Elisheva Hannah Levin said...

I am waiting to see what you think of these two books and if they are helpful for the teen years.

I so rarely read the general parenting teens books because the Boychick's issues have much to do with his having AS. And I also think that many of them have different agendas that I do not necessarily support.

It will be nice to know how these two stack up.

christinemm said...

Netherfield Mom, Thanks for the recommendations.

Can you comment on Love and Logic as to spanking and physical pain infliction measures? I read something online that led me to believe the book may have things that are against my principals.

Giving punishment to a child that includes being hit and feeling pain is a fear based parenting technique. Kids fear they will be hurt so they try to not break the rules. They may not really care that they are making 'the right choice' but they might not do it to try just to not get hurt.

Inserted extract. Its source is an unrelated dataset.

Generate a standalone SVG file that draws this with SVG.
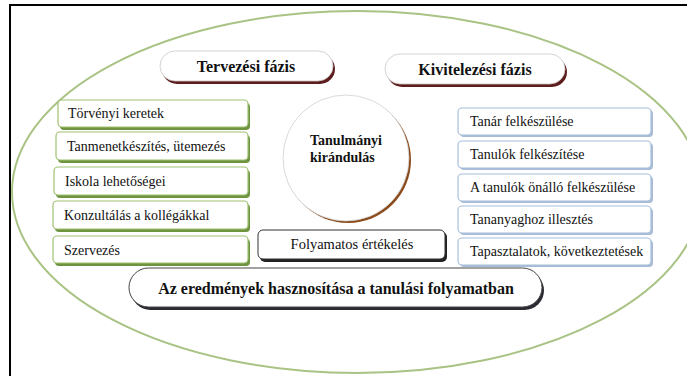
<svg xmlns="http://www.w3.org/2000/svg" width="687" height="376" viewBox="0 0 687 376">
<style>
  .t{fill:#111}
  .gs{fill:#6f9440}
  .gb{fill:#fff;stroke:#9fc070;stroke-width:1.2}
  .bs{fill:#a9bcd6}
  .bb{fill:#fff;stroke:#a8bedc;stroke-width:1.2}
  .ps{fill:#5e1c1c}
  .pb{fill:#fff;stroke:#c8c8c8;stroke-width:0.8}
</style>
<rect x="0" y="0" width="687" height="376" fill="#fff"/>
<path d="M10,376 V5 H687" fill="none" stroke="#000" stroke-width="2"/>
<g id="outer">
  <ellipse cx="357" cy="192" rx="345" ry="181" fill="none" stroke="#a9c384" stroke-width="2"/>
</g>
<g id="connectors"></g>
<g font-family="Liberation Serif">
<g id="tervezesi">
  <rect class="ps" x="162" y="54" width="173" height="30" rx="15"/>
  <rect class="pb" x="160" y="51" width="173" height="30" rx="15"/>
  <text class="t" font-family="Liberation Serif" font-weight="bold" x="246" y="72" font-size="16" text-anchor="middle">Tervezési fázis</text>
</g>
<g id="kivitelezesi">
  <rect class="ps" x="387" y="57" width="180" height="30" rx="15"/>
  <rect class="pb" x="385" y="54" width="180" height="30" rx="15"/>
  <text class="t" font-family="Liberation Serif" font-weight="bold" x="475" y="75" font-size="16" text-anchor="middle">Kivitelezési fázis</text>
</g>
<g id="kozep">
  <circle cx="348" cy="160" r="63" fill="#8b4a1a"/>
  <circle cx="346" cy="158" r="63" fill="#fff" stroke="#cfcfcf" stroke-width="0.8"/>
  <text class="t" font-family="Liberation Serif" font-weight="bold" x="310" y="145" font-size="14">Tanulmányi</text>
  <text class="t" font-family="Liberation Serif" font-weight="bold" x="310" y="162" font-size="14">kirándulás</text>
</g>
<g id="l1">
  <rect class="gs" x="60" y="103" width="190" height="27" rx="4"/>
  <rect class="gb" x="58" y="100" width="190" height="27" rx="4"/>
  <text class="t" font-family="Liberation Serif" x="68" y="118" font-size="14">Törvényi keretek</text>
</g>
<g id="l2">
  <rect class="gs" x="58" y="135" width="192" height="28" rx="4"/>
  <rect class="gb" x="56" y="132" width="192" height="28" rx="4"/>
  <text class="t" font-family="Liberation Serif" x="67" y="151" font-size="14">Tanmenetkészítés, ütemezés</text>
</g>
<g id="l3">
  <rect class="gs" x="56" y="170" width="194" height="28" rx="4"/>
  <rect class="gb" x="54" y="167" width="194" height="28" rx="4"/>
  <text class="t" font-family="Liberation Serif" x="65" y="186" font-size="14">Iskola lehetőségei</text>
</g>
<g id="l4">
  <rect class="gs" x="55" y="204" width="195" height="28" rx="4"/>
  <rect class="gb" x="53" y="201" width="195" height="28" rx="4"/>
  <text class="t" font-family="Liberation Serif" x="64" y="220" font-size="14">Konzultálás a kollégákkal</text>
</g>
<g id="l5">
  <rect class="gs" x="55" y="239" width="195" height="27" rx="4"/>
  <rect class="gb" x="53" y="236" width="195" height="27" rx="4"/>
  <text class="t" font-family="Liberation Serif" x="64" y="255" font-size="14">Szervezés</text>
</g>
<g id="r1">
  <rect class="bs" x="460" y="110" width="193" height="27" rx="4"/>
  <rect class="bb" x="458" y="108" width="193" height="27" rx="4"/>
  <text class="t" font-family="Liberation Serif" x="470" y="126" font-size="14">Tanár felkészülése</text>
</g>
<g id="r2">
  <rect class="bs" x="460" y="143" width="193" height="27" rx="4"/>
  <rect class="bb" x="458" y="141" width="193" height="27" rx="4"/>
  <text class="t" font-family="Liberation Serif" x="470" y="159" font-size="14">Tanulók felkészítése</text>
</g>
<g id="r3">
  <rect class="bs" x="460" y="176" width="193" height="27" rx="4"/>
  <rect class="bb" x="458" y="174" width="193" height="27" rx="4"/>
  <text class="t" font-family="Liberation Serif" x="470" y="192" font-size="14">A tanulók önálló felkészülése</text>
</g>
<g id="r4">
  <rect class="bs" x="460" y="208" width="193" height="27" rx="4"/>
  <rect class="bb" x="458" y="206" width="193" height="27" rx="4"/>
  <text class="t" font-family="Liberation Serif" x="470" y="224" font-size="14">Tananyaghoz illesztés</text>
</g>
<g id="r5">
  <rect class="bs" x="460" y="240" width="193" height="27" rx="4"/>
  <rect class="bb" x="458" y="238" width="193" height="27" rx="4"/>
  <text class="t" font-family="Liberation Serif" x="470" y="256" font-size="14">Tapasztalatok, következtetések</text>
</g>
<g id="folyamatos">
  <rect x="260" y="232" width="187" height="30" rx="5" fill="#222"/>
  <rect x="258" y="230" width="187" height="29" rx="5" fill="#fff" stroke="#333" stroke-width="1"/>
  <text class="t" font-family="Liberation Serif" x="352" y="249" font-size="14.5" text-anchor="middle">Folyamatos értékelés</text>
</g>
<g id="eredmenyek">
  <rect x="131" y="271" width="413" height="39" rx="19.5" fill="#2a2a33"/>
  <rect x="129" y="268" width="413" height="39" rx="19.5" fill="#fff" stroke="#444" stroke-width="1"/>
  <text class="t" font-family="Liberation Serif" font-weight="bold" x="336" y="294" font-size="16" text-anchor="middle">Az eredmények hasznosítása a tanulási folyamatban</text>
</g>
</g>
</svg>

Even punishment methods as tame as removal of priviledges (i.e. video game playing time) is a fear based method too, as it is being afraid of the outcome.

mamak said...

I Loved the Naomi Aldort book. Validation, working so well here. Good luck and let us know what you think about the connections book!-K

Willa said...

I liked How to Really Love your Teen by Ross Campbell, and another book called Hold on to Your Kids by Gordon Neufeld -- not exactly about parenting techniques but about attachment and how it plays out in teen behavior.

Melanie said...

Hi! I'm new to your blog. I love it so far! I share your parenting philosophy.

Have you ever read "Kids Are Worth It" by Barbara Coloroso? It's absolutely one of the best parenting books I've ever read. It's all about giving your kids the "gift of inner discipline". I love it!

So glad I found you! Can't wait to read more.

Melanie

Netherfieldmom said...

Sorry to take so long to respond--I haven't read the non-teen L&L book in awhile, so I can't comment on its stand on spanking, but the teen one certainly doesn't advocate any of that. It recommends your position as not unlike a paid consultant--you advise and recommend, but they are under no obligation to act on your recommendations, thus logical consequences will (and should be allowed) to follow. Helps me control my hovering nature. I got it pretty cheaply, used on Ebay.